Europe under fire over fingerprint database
National law enforcement agencies across the EU may soon tap into a massive centrally accessible database that would store the fingerprints of each member state's career criminals.
The prints of top offenders and suspects in all 27 nations would be stored on a new e-warehouse, yet they would be confined to serious crimes such as organised crime, terrorism and murder.
The proposals, tabled by the European Commission, have drawn opposition from civil liberties groups and MEPs, who said on Thursday that they amount to 'Euro Big Brother run riot.'
The attack seems to stem from reports that officials want police to e-submit the prints of not just criminals, but also of people who were arrested but later released without charge.

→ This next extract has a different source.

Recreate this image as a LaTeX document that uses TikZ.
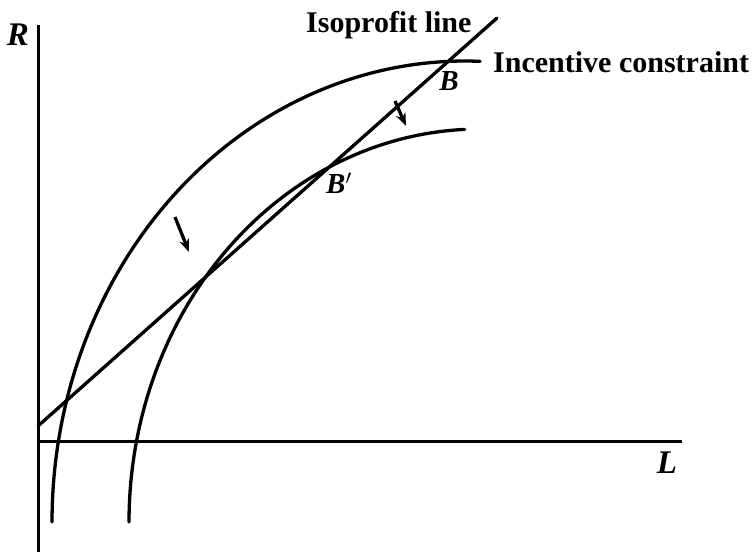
\documentclass[tikz,border=0pt]{standalone}
\usepackage{fontspec}
\setmainfont{Liberation Serif}
\usetikzlibrary{arrows.meta}
\tikzset{
  thick line/.style={line width=3.3pt, line cap=round, line join=round},
  curve/.style={thick line, smooth, samples=120, variable=\t},
  lbl/.style={font=\fontsize{30}{32}\selectfont\bfseries, inner sep=0pt},
  mlbl/.style={font=\fontsize{33}{35}\selectfont\bfseries\itshape, inner sep=0pt},
  smlbl/.style={font=\fontsize{29}{31}\selectfont\bfseries\itshape, inner sep=0pt},
  shift arrow/.style={line width=3.3pt, -{Stealth[length=13pt,width=10pt]}}
}
\begin{document}
\begin{tikzpicture}[x=1pt,y=-1pt]
\useasboundingbox (0,0) rectangle (756,552);
% axes
\coordinate (ytop) at (38.5,25);
\coordinate (ybot) at (38.5,552);
\coordinate (xl) at (37,441.5);
\coordinate (xr) at (682,441.5);
\draw[thick line, line cap=butt] (ytop) -- (ybot);
\draw[thick line, line cap=butt] (xl) -- (xr);
\node[mlbl, anchor=base] (R) at (18,45) {R};
\node[mlbl, anchor=base] (L) at (667,473) {L};
% isoprofit line
\coordinate (isoA) at (38,426);
\coordinate (isoB) at (497,18);
\draw[thick line] (isoA) -- (isoB);
\node[lbl, anchor=base west] (isoLbl) at (306,32) {Isoprofit line};
% outer curve (incentive constraint): quarter ellipse
\draw[curve, domain=0:92.1] plot ({465-413*cos(\t)}, {522-461*sin(\t)});
\node[lbl, anchor=base west] (icLbl) at (493,72) {Incentive constraint};
% inner curve
\draw[curve, domain=0:87.5] plot ({480-351*cos(\t)}, {522-393*sin(\t)});
% labels
\node[smlbl] (B) at (449,81) {B};
\node[smlbl] (Bp) at (339,183) {B$'$};
% arrows
\coordinate (a1s) at (175,217);
\coordinate (a1e) at (189,252);
\coordinate (a2s) at (395,101);
\coordinate (a2e) at (406,126);
\draw[shift arrow] (a1s) -- (a1e);
\draw[shift arrow] (a2s) -- (a2e);
\end{tikzpicture}
\end{document}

Adding controversy to the proposal, which is buried deep inside the Commission's 2008 strategy, is a recent pledge to cap the future use of single point databases.

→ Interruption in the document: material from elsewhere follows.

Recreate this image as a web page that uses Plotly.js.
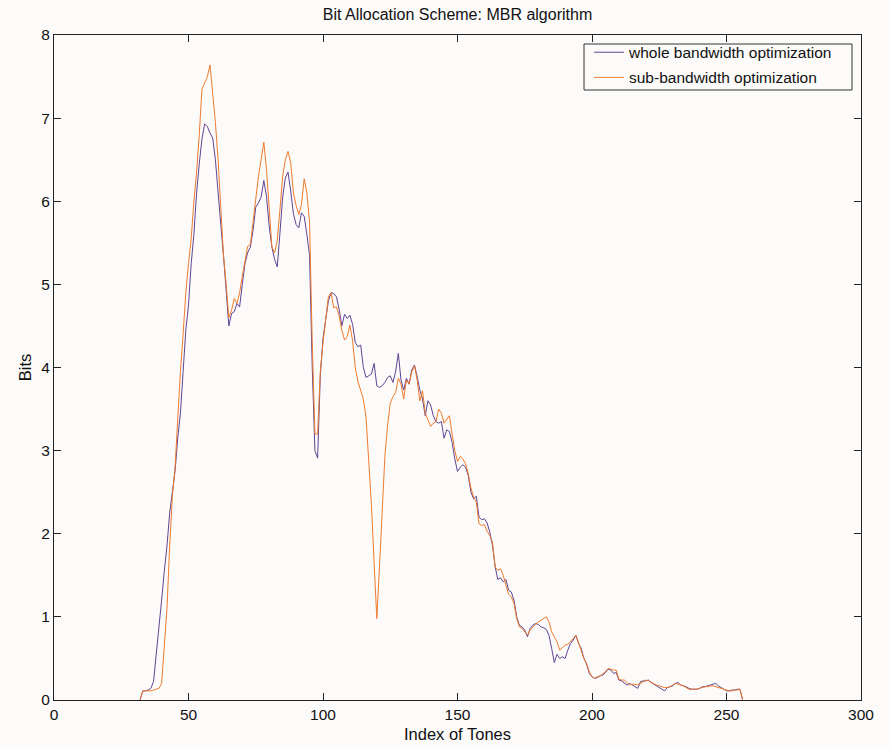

In fact, under the Hague programme of 2004 "new centralised European databases should only be created on the basis of studies that have shown their added value."
However the FT reported on Saturday that any e-warehouse for fingerprints would complicate another data-sharing regime, which the paper cited EU governments as working to agree on.
This scheme would reportedly allow police forces on the continent to access each other's databases for criminals' fingerprints, car registration numbers and DNA profiles.
Already applied by Germany, France and Spain, this system does not allow direct access to the information, rather police cross-check samples before contacting their foreign colleagues direct.
"We are bombarded with proposals for police or intelligence services' access to EU immigration or border control databases," said Baroness Ludford, a Liberal Democrat MEP.
"Doubts about respect for the proclaimed EU principles of freedom, democracy and the rule of law will explode with the European Commission's startling announcement - long suspected but now openly proclaimed - that it intends to create a centralised database of fingerprints."
Without safeguards to block unauthorised access and transfer of fingerprints, approved personnel could go on "fishing expeditions" and record "erroneous suspicions," she added.
"Has this 'Euro Big Brother run riot' really got the approval of the Commissioners' group on fundamental rights? In the absence of legal force for the EU Charter of Fundamental Rights Europe's citizens are deprived of the level of fundamental rights protection that they expect."
Reflecting on the proposal, which requires the backing of all 27 member states, Neil O'Brien of Open Europe told The Times: "If you are collecting a centralised database, there will then be rules about how you collect fingerprints, which have implications for how you handle different kinds of crimes.
"Who decides who controls access to this information? A lot of people will feel this is the start of Big Brother Europe."